As a theory of MENS for the 21st Century, the ToK posits that traditional modernist approaches to generating a holistic understanding of scientific knowledge were not success. That is, broad philosophical systems, from Kant to Hegel and more recently E. O. Wilson, were not effective in creating the necessary descriptive metaphysical “container” for a coherent synthetic philosophy of both reality and our scientific knowledge of it. Irrefutable evidence for this failure is found in what is called the problem of psychology. This is the fact that there is no shared meaning regarding what is meant by a science of behavior and mental process. The reason is that there was a gap of understanding in the enlightenment that pertained to how to develop a language game that could specify the definitions and conceptual relations between matter and mind and social and scientific knowledge.

The Tree of Knowledge System solves the enlightenment gap and produces a descriptive metaphysical system that defines behavior and mental processes in a clear and coherent way. And it clarifies the kind of justification system that MENS is and how and when it emerged out of culture and functions to map the ontic reality of Matter, Life, Mind, and Culture.

Gregg Henriques
Source: Gregg Henriques

The failure of MENS to effectively account for both the matter-mind relationship and the social versus science relationship is also found in the postmodern critique of MENS. The postmodern critique highlights the complicated role that social forces and the social construction of “knowledge” plays in the grammar of social influence and the perpetuation and justification of the status quo and other power dynamics.
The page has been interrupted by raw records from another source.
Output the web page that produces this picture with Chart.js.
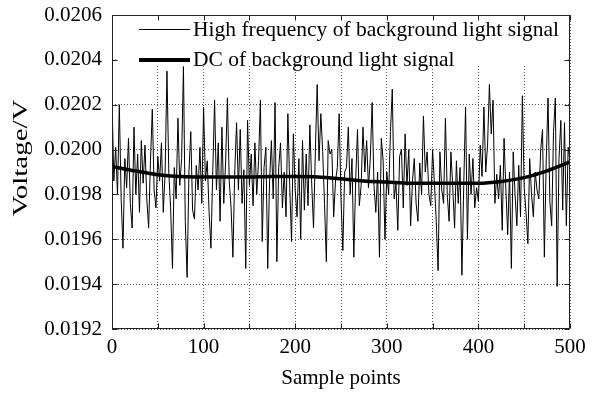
<!DOCTYPE html>
<html lang="en">
<head>
<meta charset="UTF-8">
<title>Background light signal</title>
<style>
  html, body { margin: 0; padding: 0; background: #fff; }
  #wrap { width: 596px; height: 395px; }
</style>
</head>
<body>
<div id="wrap"><canvas id="signalChart" width="596" height="395"></canvas></div>
<script src="https://cdn.jsdelivr.net/npm/chart.js"></script>
<script>
// high frequency signal, read every 2nd sample point (0..500)
const sampleStep = 2;
const hfValues = [
  0.02023, 0.01986, 0.02001, 0.01980, 0.02020, 0.01978, 0.01956, 0.01996, 0.01983, 0.02005,
  0.01976, 0.01965, 0.02010, 0.01980, 0.01998, 0.01972, 0.02004, 0.01985, 0.02002, 0.01978,
  0.01965, 0.01995, 0.02018, 0.01982, 0.01974, 0.01997, 0.01986, 0.02003, 0.01972, 0.01990,
  0.02035, 0.01990, 0.01974, 0.01947, 0.01992, 0.01978, 0.02014, 0.01984, 0.01996, 0.02037,
  0.01968, 0.01943, 0.01990, 0.02008, 0.01973, 0.01969, 0.01993, 0.01982, 0.02001, 0.01976,
  0.02019, 0.01986, 0.01995, 0.01972, 0.01956, 0.01990, 0.02022, 0.01982, 0.02003, 0.01968,
  0.02010, 0.01976, 0.01994, 0.02023, 0.01986, 0.01974, 0.01952, 0.01990, 0.02012, 0.01982,
  0.02009, 0.01976, 0.01991, 0.01947, 0.02013, 0.01984, 0.01998, 0.01975, 0.02003, 0.01980,
  0.01995, 0.02022, 0.01959, 0.01992, 0.02001, 0.01947, 0.01986, 0.02004, 0.01978, 0.02021,
  0.01950, 0.01992, 0.02003, 0.01974, 0.01990, 0.01970, 0.02016, 0.01984, 0.01959, 0.02007,
  0.01982, 0.01970, 0.01996, 0.01960, 0.02004, 0.01973, 0.01998, 0.01975, 0.02011, 0.01985,
  0.01965, 0.01999, 0.02029, 0.01995, 0.02016, 0.01999, 0.01976, 0.01950, 0.02004, 0.01998,
  0.02000, 0.01970, 0.01986, 0.01992, 0.02016, 0.01978, 0.01955, 0.01990, 0.01992, 0.02010,
  0.01980, 0.01996, 0.01952, 0.01986, 0.02009, 0.01975, 0.01984, 0.02010, 0.01990, 0.02004,
  0.01983, 0.01996, 0.02021, 0.01984, 0.01972, 0.01990, 0.01952, 0.02005, 0.01995, 0.01960,
  0.01990, 0.01980, 0.02008, 0.02027, 0.01978, 0.01985, 0.01964, 0.01997, 0.02000, 0.01974,
  0.02007, 0.01984, 0.02000, 0.01966, 0.01986, 0.01996, 0.01976, 0.01968, 0.01994, 0.01980,
  0.02015, 0.01990, 0.01999, 0.01980, 0.01975, 0.02000, 0.01985, 0.01968, 0.01946, 0.01999,
  0.01982, 0.01976, 0.02014, 0.01980, 0.01968, 0.01999, 0.01983, 0.01965, 0.01995, 0.01976,
  0.01992, 0.01944, 0.01984, 0.02019, 0.01960, 0.01998, 0.01980, 0.01996, 0.01974, 0.01983,
  0.01977, 0.02002, 0.01988, 0.02019, 0.01990, 0.02002, 0.02029, 0.02007, 0.02022, 0.01976,
  0.01989, 0.01978, 0.01993, 0.01964, 0.02005, 0.01982, 0.01962, 0.01990, 0.01947, 0.01999,
  0.01980, 0.01966, 0.01993, 0.01970, 0.02024, 0.01983, 0.01972, 0.01958, 0.01996, 0.01980,
  0.01970, 0.01990, 0.01982, 0.01978, 0.02000, 0.02009, 0.01952, 0.01994, 0.02023, 0.01977,
  0.01966, 0.02008, 0.02023, 0.01939, 0.01996, 0.02013, 0.01973, 0.02012, 0.01966, 0.02001,
  0.01995
];

// DC component, read every 25 samples
const dcSamples = [0, 25, 50, 75, 100, 125, 150, 175, 200, 225, 250, 275, 300, 325, 350, 375, 400, 425, 450, 475, 500];
const dcValues = [0.019925, 0.019905, 0.019888, 0.01988, 0.019878, 0.019878, 0.019878, 0.01988, 0.01988, 0.019878,
  0.01987, 0.01986, 0.019855, 0.01985, 0.01985, 0.01985, 0.01985, 0.019858, 0.019875, 0.019905, 0.019945];

const xTickLabels = ['0', '100', '200', '300', '400', '500'];
const legendLabels = ['High frequency of background light signal', 'DC of background light signal'];
const xTitle = 'Sample points';
const yTitle = 'Voltage/V';

const FONT = '"Liberation Serif", "Times New Roman", serif';

const hfPoints = hfValues.map((v, i) => ({ x: i * sampleStep, y: v }));
const dcPoints = dcValues.map((v, i) => ({ x: dcSamples[i], y: v }));

// matlab style box, inward ticks, legend and y label
const matlabFrame = {
  id: 'matlabFrame',
  afterDraw(chart) {
    const { ctx, chartArea: a, scales: { x, y } } = chart;
    const L = Math.round(a.left) + 0.5, R = Math.round(a.right) - 0.5;
    const T = Math.round(a.top) + 0.5, B = Math.round(a.bottom) - 0.5;
    ctx.save();

    // legend box (white, sits on top of the lines)
    ctx.fillStyle = '#fff';
    ctx.fillRect(L + 3, T + 1, R - L - 4, 49);
    ctx.strokeStyle = '#000';
    ctx.lineWidth = 1;
    ctx.beginPath(); ctx.moveTo(139, 29.5); ctx.lineTo(190, 29.5); ctx.stroke();
    ctx.lineWidth = 4;
    ctx.beginPath(); ctx.moveTo(139, 60); ctx.lineTo(190, 60); ctx.stroke();
    ctx.fillStyle = '#000';
    ctx.font = '21.5px ' + FONT;
    ctx.textBaseline = 'middle';
    ctx.textAlign = 'left';
    ctx.fillText(legendLabels[0], 193, 30);
    ctx.fillText(legendLabels[1], 193, 60);

    // box
    ctx.lineWidth = 1;
    ctx.strokeStyle = '#222';
    ctx.strokeRect(L, T, R - L, B - T);

    // inward ticks on all four sides
    ctx.beginPath();
    x.ticks.forEach(t => {
      const px = Math.round(x.getPixelForValue(t.value)) + 0.5;
      ctx.moveTo(px, B); ctx.lineTo(px, B - 5);
      ctx.moveTo(px, T); ctx.lineTo(px, T + 5);
    });
    y.ticks.forEach(t => {
      const py = Math.round(y.getPixelForValue(t.value)) + 0.5;
      ctx.moveTo(L, py); ctx.lineTo(L + 5, py);
      ctx.moveTo(R, py); ctx.lineTo(R - 5, py);
    });
    ctx.stroke();

    // y axis title (stretched along its length like the original figure)
    ctx.font = '21px ' + FONT;
    ctx.translate(21, 158);
    ctx.rotate(-Math.PI / 2);
    ctx.scale(1.38, 1);
    ctx.textAlign = 'center';
    ctx.fillText(yTitle, 0, 0);
    ctx.restore();
  }
};

new Chart(document.getElementById('signalChart'), {
  type: 'line',
  data: {
    datasets: [
      {
        label: legendLabels[0],
        data: hfPoints,
        borderColor: '#000',
        borderWidth: 1,
        pointRadius: 0,
        tension: 0,
        order: 2
      },
      {
        label: legendLabels[1],
        data: dcPoints,
        borderColor: '#000',
        borderWidth: 3.5,
        pointRadius: 0,
        cubicInterpolationMode: 'monotone',
        order: 1
      }
    ]
  },
  options: {
    responsive: false,
    animation: false,
    devicePixelRatio: 1,
    layout: { padding: { top: 15, right: 26, left: 0, bottom: 0 } },
    plugins: { legend: { display: false }, tooltip: { enabled: false } },
    scales: {
      x: {
        type: 'linear',
        min: 0,
        max: 500,
        afterFit: s => { s.height = 66; s.paddingLeft = 0; s.paddingRight = 0; },
        ticks: {
          stepSize: 50,
          autoSkip: false,
          maxRotation: 0,
          padding: 6,
          color: '#000',
          font: { family: FONT, size: 21 },
          callback: v => xTickLabels.includes(String(v)) ? String(v) : ''
        },
        grid: { color: '#555', lineWidth: 1, drawTicks: false },
        border: { display: false, dash: [1, 2] },
        title: {
          display: true,
          text: xTitle,
          color: '#000',
          font: { family: FONT, size: 21 },
          padding: { top: 0, bottom: 4 }
        }
      },
      y: {
        min: 0.0192,
        max: 0.0206,
        afterFit: s => { s.width = 112; s.paddingTop = 0; s.paddingBottom = 0; },
        ticks: {
          stepSize: 0.0002,
          padding: 10,
          color: '#000',
          font: { family: FONT, size: 21 },
          callback: v => v.toFixed(4)
        },
        grid: { color: '#555', lineWidth: 1, drawTicks: false },
        border: { display: false, dash: [1, 2] }
      }
    }
  },
  plugins: [matlabFrame]
});
</script>
</body>
</html>
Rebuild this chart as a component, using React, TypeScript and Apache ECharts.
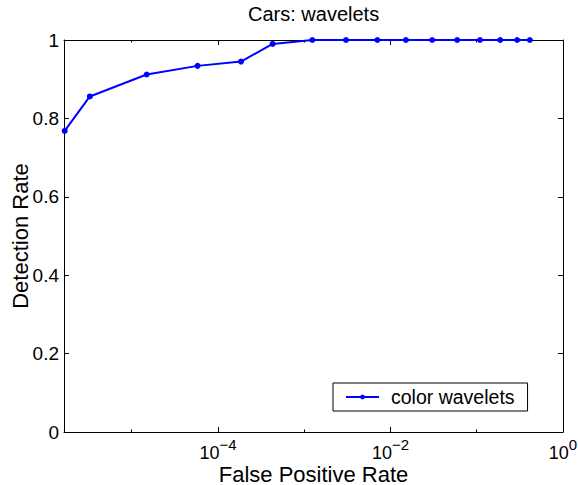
import React, { useEffect, useRef } from 'react';
import * as echarts from 'echarts';

const chartTitle = 'Cars: wavelets';
const xAxisTitle = 'False Positive Rate';
const yAxisTitle = 'Detection Rate';
const seriesName = 'color wavelets';

const falsePositiveRate = [
  1.67e-6, 3.27e-6, 1.49e-5, 5.8e-5, 1.85e-4, 4.3e-4, 1.24e-3, 3.05e-3,
  7.05e-3, 0.0151, 0.0304, 0.0593, 0.109, 0.187, 0.294, 0.413,
];
const detectionRate = [
  0.768, 0.856, 0.912, 0.934, 0.945, 0.99, 1, 1, 1, 1, 1, 1, 1, 1, 1, 1,
];

const xMin = 1.64e-6;
const xMax = 1;
const xMajorExponents = [-4, -2, 0];
const xMinorExponents = [-5, -3, -1];
const yMin = 0;
const yMax = 1;
const yInterval = 0.2;

const FONT = "'Liberation Sans', Arial, Helvetica, sans-serif";

export default function App() {
  const ref = useRef<HTMLDivElement>(null);

  useEffect(() => {
    if (!ref.current) return;
    const chart = echarts.init(ref.current, null, { renderer: 'svg' });
    const lmin = Math.log10(xMin);
    const lmax = Math.log10(xMax);
    const black = '#000';

    const tickAxis = (position: 'bottom' | 'top', values: number[], len: number, showLine: boolean, showLabel: boolean) => ({
      type: 'value',
      position,
      min: lmin,
      max: lmax,
      axisLine: { show: showLine, onZero: false, lineStyle: { color: black, width: 1 } },
      axisTick: { show: true, inside: true, length: len, customValues: values, lineStyle: { color: black, width: 1 } },
      axisLabel: showLabel
        ? {
            show: true,
            customValues: values,
            margin: 5,
            formatter: (v: number) => {
              const e = Math.round(v);
              return `{b|10}{s|${e < 0 ? '\u2212' + -e : e}}`;
            },
            rich: {
              b: { fontSize: 18, lineHeight: 25, fontFamily: FONT, color: black, verticalAlign: 'bottom' },
              s: { fontSize: 15, fontFamily: FONT, color: black, verticalAlign: 'top' },
            },
          }
        : { show: false },
      splitLine: { show: false },
    });

    chart.setOption({
      animation: false,
      backgroundColor: '#fff',
      textStyle: { fontFamily: FONT, color: black },
      title: {
        text: chartTitle,
        left: 248,
        top: 4,
        padding: 0,
        textStyle: { fontSize: 20, fontWeight: 'normal', color: black, fontFamily: FONT },
      },
      grid: { left: 64, right: 15, top: 40, bottom: 53, containLabel: false, outerBoundsMode: 'none' },
      legend: {
        data: [seriesName],
        left: 333,
        top: 383,
        orient: 'horizontal',
        padding: [4, 13, 4, 12],
        borderColor: black,
        borderWidth: 1,
        backgroundColor: '#fff',
        itemWidth: 33,
        itemHeight: 6,
        textStyle: { fontSize: 19.5, color: black, fontFamily: FONT, padding: [0, 0, 0, 7] },
      },
      xAxis: [
        {
          type: 'log',
          logBase: 10,
          position: 'bottom',
          min: xMin,
          max: xMax,
          axisLine: { show: true, onZero: false, lineStyle: { color: black, width: 1 } },
          axisTick: { show: false },
          axisLabel: { show: false },
          splitLine: { show: false },
          minorTick: { show: false },
          name: xAxisTitle,
          nameLocation: 'middle',
          nameGap: 31,
          nameMoveOverlap: false,
          nameTextStyle: { fontSize: 22, color: black, fontFamily: FONT },
        },
        tickAxis('bottom', xMajorExponents, 5, false, true),
        tickAxis('bottom', xMinorExponents, 2.5, false, false),
        tickAxis('top', xMajorExponents, 5, true, false),
        tickAxis('top', xMinorExponents, 2.5, false, false),
      ],
      yAxis: [
        {
          type: 'value',
          position: 'left',
          min: yMin,
          max: yMax,
          interval: yInterval,
          axisLine: { show: true, onZero: false, lineStyle: { color: black, width: 1 } },
          axisTick: { show: true, inside: true, length: 5, lineStyle: { color: black } },
          axisLabel: { show: true, margin: 5, fontSize: 19, color: black, fontFamily: FONT, formatter: (v: number) => String(+v.toFixed(2)) },
          splitLine: { show: false },
          name: yAxisTitle,
          nameLocation: 'middle',
          nameGap: 33,
          nameMoveOverlap: false,
          nameTextStyle: { fontSize: 22, color: black, fontFamily: FONT },
        },
        {
          type: 'value',
          position: 'right',
          min: yMin,
          max: yMax,
          interval: yInterval,
          axisLine: { show: true, onZero: false, lineStyle: { color: black, width: 1 } },
          axisTick: { show: true, inside: true, length: 5, lineStyle: { color: black } },
          axisLabel: { show: false },
          splitLine: { show: false },
        },
      ],
      series: [
        {
          name: seriesName,
          type: 'line',
          xAxisIndex: 0,
          yAxisIndex: 0,
          data: falsePositiveRate.map((x, i) => [x, detectionRate[i]]),
          symbol: 'circle',
          symbolSize: 6,
          showSymbol: true,
          clip: false,
          color: '#0000ff',
          lineStyle: { color: '#0000ff', width: 2 },
          itemStyle: { color: '#0000ff' },
        },
      ],
    });
    return () => chart.dispose();
  }, []);

  return <div ref={ref} style={{ position: 'absolute', left: 0, top: 0, width: 578, height: 485 }} />;
}
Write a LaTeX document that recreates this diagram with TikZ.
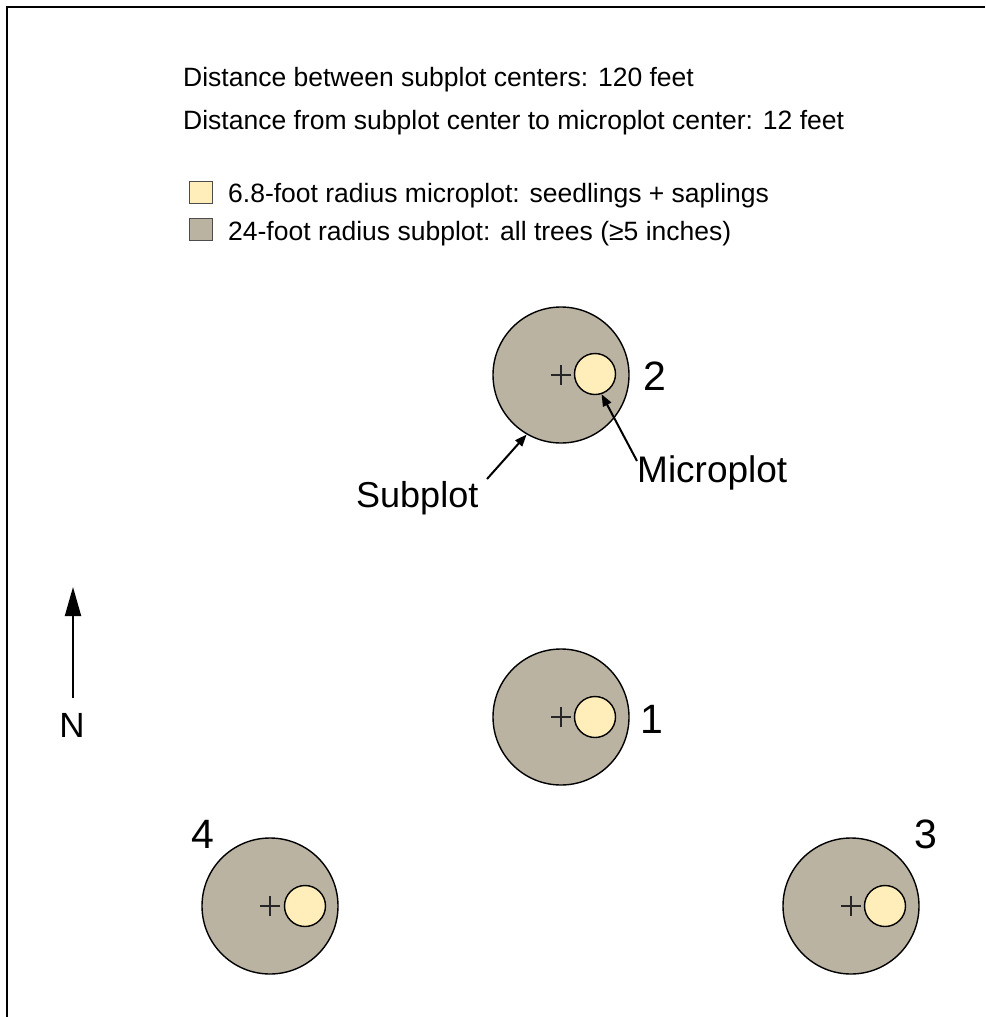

Because MENS failed to produce an adequate scientific framework for psychology, it also had no way to account for the justification, investment, and influence dynamics that are operative in the construction of human knowledge and the complicated relation between discovery, invention, and power.

Thankfully, new visions of knowledge, like the ToK, are emerging in the 21st Century. Instead of being modernist or even postmodernist, many knowledge systems like the ToK (see, for example, here) are grounded in a metamodernist sensibility. Such sensibilities and systems are crucial in that we need to transition from the current state of confusion and fragmented pluralism into a state that affords much greater clarity about what is true and good and enables an integrated pluralistic sensibility that fosters the cultivation of creating a shared ethos for constructing the good society in the decades to come. As a 21st Century theory of MENS, the ToK affords a key piece of the puzzle in moving in this direction.